FREETOWN, Sierra Leone, August 15 – Child Welfare Society, Women Against Violence in Society, Graceland – Sierra Leone, Centre for Accountability and Rule of Law, Women’s Partnership for Justice and Peace together with Equality Now wish to draw your attention to the ongoing and increasing gross human rights violations being perpetrated against girls in Koinadugu and Falaba districts in the Northern Province of Sierra Leone.
Despite the severity and pervasiveness of violations, the Government remains slow in taking action. Girls are being subjected to rape, often leading to further trauma including pregnancy, and child, early and forced marriage.
Indeed, the fact that perpetrators of these heinous acts are rarely brought to book is indicative of the culture of impunity that dominates in this country and a damning indictment on the Government’s failure to take effective action.
Whereas we recognize the Government’s declaration of rape as a national emergency in February this year, the time has come for the state authorities to act on its obligations to prevent, protect against and punish offenders of Sexual and Gender-Based Violence.
The Government must take speedy, wide-ranging action in ending sexual and gender-based violence in Koinadugu and Falaba districts, as well as across Sierra Leone as a whole. It is indeed disheartening to note that six months after declaring rape a national emergency and promising to take a raft of measures designed to address this violation, the Government is yet to take concrete steps to protect women and girls.
In this regard, we urge the Government to take up community-based interventions that will protect girls from these atrocities, uphold their rights, and hold perpetrators to account.

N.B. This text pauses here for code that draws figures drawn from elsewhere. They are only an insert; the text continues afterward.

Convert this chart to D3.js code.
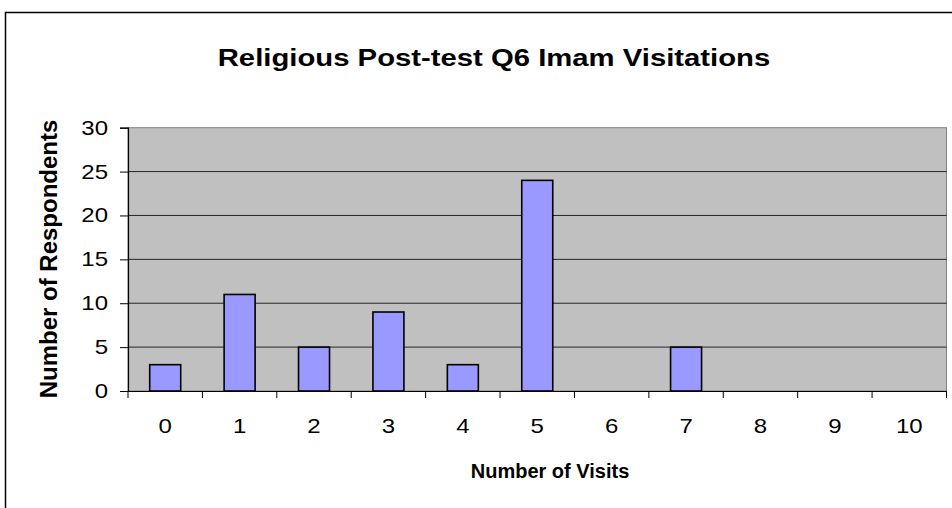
<!DOCTYPE html>
<html><head><meta charset="utf-8">
<script src="https://cdn.jsdelivr.net/npm/d3@7"></script>
<style>html,body{margin:0;padding:0;background:#fff;}svg{display:block;}</style>
</head><body>
<script>
const categories = ["0","1","2","3","4","5","6","7","8","9","10"];
const values = [3, 11, 5, 9, 3, 24, 0, 5, 0, 0, 0];
const yTicks = [0, 5, 10, 15, 20, 25, 30];
const title = "Religious Post-test Q6 Imam Visitations";
const xTitle = "Number of Visits";
const yTitle = "Number of Respondents";

const W = 952, H = 508;
const FONT = "Liberation Sans, Arial, sans-serif";
const svg = d3.select("body").append("svg").attr("width", W).attr("height", H);
svg.append("rect").attr("width", W).attr("height", H).attr("fill", "#fff");
svg.append("rect").attr("x", 5.5).attr("y", 12.5).attr("width", 960).attr("height", 520)
  .attr("fill", "none").attr("stroke", "#000").attr("stroke-width", 1.5);

const L = 128, R = 946.5, T = 127.7, B = 391;
const xb = d3.scaleBand().domain(categories).range([L, R]);
const y = d3.scaleLinear().domain([0, 30]).range([B, T]);

function stext(g, x, yy, str, size, sx, opts = {}) {
  return g.append("text")
    .attr("transform", `translate(${x},${yy}) scale(${sx},1)`)
    .attr("text-anchor", opts.anchor || "middle")
    .attr("font-family", FONT).attr("font-size", size)
    .attr("font-weight", opts.bold ? "bold" : null)
    .attr("fill", "#000").text(str);
}

svg.append("rect").attr("x", L).attr("y", T).attr("width", R - L).attr("height", B - T)
  .attr("fill", "#C0C0C0").attr("stroke", "#808080").attr("stroke-width", 1);

svg.append("g").selectAll("line").data(yTicks.filter(d => d > 0 && d < 30)).join("line")
  .attr("x1", L).attr("x2", R).attr("y1", d => y(d)).attr("y2", d => y(d))
  .attr("stroke", "#000").attr("stroke-width", 1).attr("opacity", 0.8);

const barData = values.map((v, i) => ({c: categories[i], v})).filter(d => d.v > 0);
svg.append("g").selectAll("rect").data(barData).join("rect")
  .attr("x", d => xb(d.c) + xb.bandwidth() / 2 - 15.5).attr("width", 31)
  .attr("y", d => y(d.v)).attr("height", d => y(0) - y(d.v))
  .attr("fill", "#9999FF").attr("stroke", "#000").attr("stroke-width", 1.6);

// y axis
const yAxis = svg.append("g").attr("transform", `translate(${L},0)`)
  .call(d3.axisLeft(y).tickValues(yTicks).tickSize(8).tickFormat(""));
yAxis.select(".domain").attr("stroke", "#000").attr("stroke-width", 1.2);
yAxis.selectAll(".tick line").attr("stroke", "#000");
const yl = svg.append("g");
yTicks.forEach(t => stext(yl, 108, y(t) + 7, String(t), 20, 1.2, {anchor: "end"}));

// x axis
const xAxis = svg.append("g").attr("transform", `translate(0,${B})`)
  .call(d3.axisBottom(xb).tickSize(0).tickFormat(""));
xAxis.select(".domain").attr("stroke", "#000").attr("stroke-width", 1.2);
const bounds = categories.map(c => xb(c)).concat([R]);
svg.append("g").selectAll("line").data(bounds).join("line")
  .attr("x1", d => d).attr("x2", d => d).attr("y1", B).attr("y2", B + 7)
  .attr("stroke", "#000").attr("stroke-width", 1);
const xl = svg.append("g");
categories.forEach(c => stext(xl, xb(c) + xb.bandwidth() / 2, 433, c, 20, 1.2));

stext(svg, 494, 66, title, 24, 1.22, {bold: true});
stext(svg, 550, 478, xTitle, 20, 1.0, {bold: true});
svg.append("text").attr("transform", `translate(57,259) rotate(-90)`).attr("text-anchor", "middle")
  .attr("font-family", FONT).attr("font-weight", "bold").attr("font-size", 24)
  .text(yTitle);
</script>
</body></html>
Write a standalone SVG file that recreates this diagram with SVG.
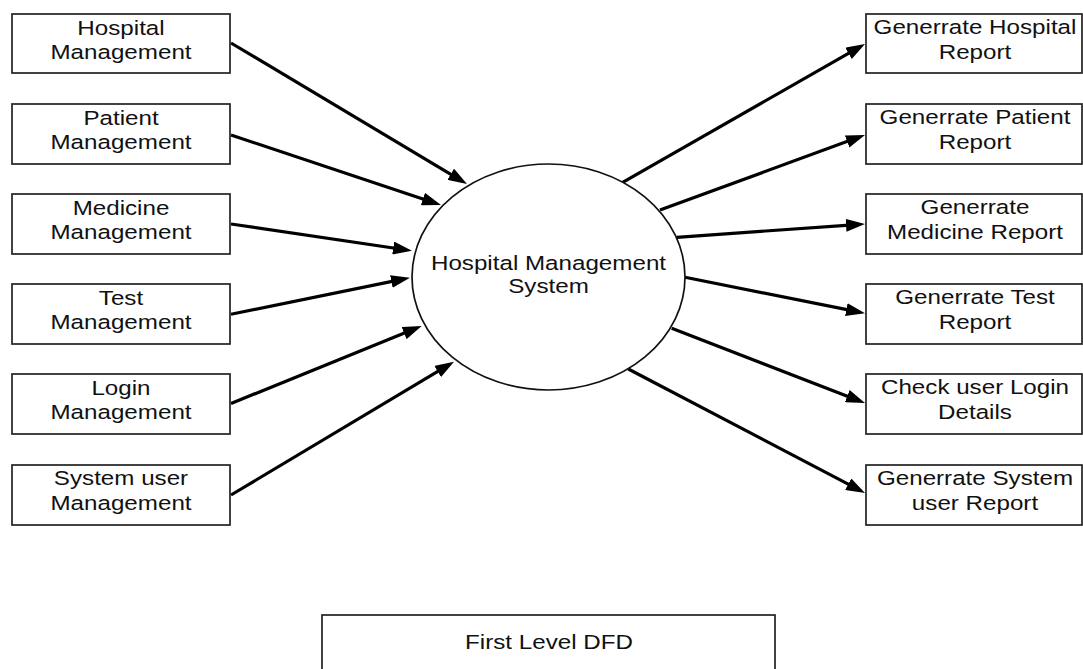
<svg xmlns="http://www.w3.org/2000/svg" width="1083" height="669" viewBox="0 0 1083 669">
<style>
.box{fill:#fff;stroke:#222;stroke-width:1.7}
.lbl{font-family:"Liberation Sans",Arial,sans-serif;font-size:19.5px;fill:#111;text-anchor:middle}
.flow{stroke:#000;stroke-width:3.2;fill:none;marker-end:url(#ah)}
</style>
<defs>
<marker id="ah" markerUnits="userSpaceOnUse" markerWidth="19" markerHeight="13" refX="7" refY="6.5" orient="auto">
<path d="M0,0 L19,6.5 L0,13 z" fill="#000"/>
</marker>
</defs>
<rect width="1083" height="669" fill="#fff"/>

<g id="connectors">
<line class="flow" x1="231" y1="43" x2="456.7" y2="177.8"/>
<line class="flow" x1="231" y1="135" x2="429.6" y2="201.2"/>
<line class="flow" x1="231" y1="224" x2="400.1" y2="249"/>
<line class="flow" x1="231" y1="314.3" x2="398.2" y2="280.1"/>
<line class="flow" x1="231" y1="403.5" x2="410.6" y2="330.5"/>
<line class="flow" x1="231" y1="495" x2="443.7" y2="367.9"/>
<line class="flow" x1="622.7" y1="182.3" x2="854.6" y2="49.9"/>
<line class="flow" x1="660" y1="210" x2="853.7" y2="139.1"/>
<line class="flow" x1="676.7" y1="237.3" x2="853" y2="224.8"/>
<line class="flow" x1="685" y1="277.3" x2="853.2" y2="310.9"/>
<line class="flow" x1="671.7" y1="328.3" x2="853.8" y2="398.7"/>
<line class="flow" x1="628.3" y1="369" x2="854.4" y2="487.4"/>
</g>

<g id="hms">
<ellipse cx="548.5" cy="277" rx="136.5" ry="113" fill="#fff" stroke="#111" stroke-width="1.7"/>
<text class="lbl" transform="translate(548.5,269.5) scale(1.24,1)"><tspan x="0" y="0">Hospital Management</tspan><tspan x="0" y="24">System</tspan></text>
</g>

<g id="hospital-management">
<rect class="box" x="12" y="14" width="218" height="59"/>
<text class="lbl" transform="translate(121,34.5) scale(1.24,1)"><tspan x="0" y="0">Hospital</tspan><tspan x="0" y="25">Management</tspan></text>
</g>
<g id="patient-management">
<rect class="box" x="12" y="104" width="218" height="60"/>
<text class="lbl" transform="translate(121,124.5) scale(1.24,1)"><tspan x="0" y="0">Patient</tspan><tspan x="0" y="25">Management</tspan></text>
</g>
<g id="medicine-management">
<rect class="box" x="12" y="194" width="218" height="60"/>
<text class="lbl" transform="translate(121,214.5) scale(1.24,1)"><tspan x="0" y="0">Medicine</tspan><tspan x="0" y="25">Management</tspan></text>
</g>
<g id="test-management">
<rect class="box" x="12" y="284" width="218" height="60"/>
<text class="lbl" transform="translate(121,304.5) scale(1.24,1)"><tspan x="0" y="0">Test</tspan><tspan x="0" y="25">Management</tspan></text>
</g>
<g id="login-management">
<rect class="box" x="12" y="374" width="218" height="60"/>
<text class="lbl" transform="translate(121,394.5) scale(1.24,1)"><tspan x="0" y="0">Login</tspan><tspan x="0" y="25">Management</tspan></text>
</g>
<g id="system-user-management">
<rect class="box" x="12" y="465" width="218" height="60"/>
<text class="lbl" transform="translate(121,485) scale(1.24,1)"><tspan x="0" y="0">System user</tspan><tspan x="0" y="25">Management</tspan></text>
</g>

<g id="hospital-report">
<rect class="box" x="866" y="14" width="216" height="59"/>
<text class="lbl" transform="translate(975,34) scale(1.24,1)"><tspan x="0" y="0">Generrate Hospital</tspan><tspan x="0" y="25">Report</tspan></text>
</g>
<g id="patient-report">
<rect class="box" x="866" y="104" width="216" height="60"/>
<text class="lbl" transform="translate(975,124) scale(1.24,1)"><tspan x="0" y="0">Generrate Patient</tspan><tspan x="0" y="25">Report</tspan></text>
</g>
<g id="medicine-report">
<rect class="box" x="866" y="194" width="216" height="60"/>
<text class="lbl" transform="translate(975,214) scale(1.24,1)"><tspan x="0" y="0">Generrate</tspan><tspan x="0" y="25">Medicine Report</tspan></text>
</g>
<g id="test-report">
<rect class="box" x="866" y="284" width="216" height="60"/>
<text class="lbl" transform="translate(975,304) scale(1.24,1)"><tspan x="0" y="0">Generrate Test</tspan><tspan x="0" y="25">Report</tspan></text>
</g>
<g id="login-details">
<rect class="box" x="866" y="374" width="216" height="60"/>
<text class="lbl" transform="translate(975,394) scale(1.24,1)"><tspan x="0" y="0">Check user Login</tspan><tspan x="0" y="25">Details</tspan></text>
</g>
<g id="system-user-report">
<rect class="box" x="866" y="465" width="216" height="60"/>
<text class="lbl" transform="translate(975,485) scale(1.24,1)"><tspan x="0" y="0">Generrate System</tspan><tspan x="0" y="25">user Report</tspan></text>
</g>

<g id="title">
<rect class="box" x="322" y="615" width="453" height="70"/>
<text class="lbl" transform="translate(549,649) scale(1.24,1)">First Level DFD</text>
</g>
</svg>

We also call on the office of the First Lady to cascade the Hands Off Our Girls campaign to the districts and chiefdoms so as to reach and empower vulnerable girls at the grassroots.
We further call upon H.E. President Julius Maada Bio to ensure that the Special Division for Rape and Sexual Penetration of Minors is created by the Sierra Leone Police and that the Government takes steps in setting up a Witness Protection Agency to ensure that survivors of these violations are protected from perpetrators. Measures also need that survivors get compensation and psychosocial support.
We would also like to ask the Chief Justice Desmond Babatunde Edwards to create a Special Division with specially trained judges assigned to specialist courts dealing with cases of rape and sexual violence. These measures will help strengthen the way the justice system responds to victims of sexual violence and increase the rate of and offenders being brought to justice.
When the Government of Sierra Leone was declaring rape a national emergency, it observed that more than 70 percent of survivors of Sexual and Gender-Based Violence were girls below the age of 15. The Government of Sierra Leone must, therefore, demonstrate the political will required to end sexual violence with the seriousness that it deserves.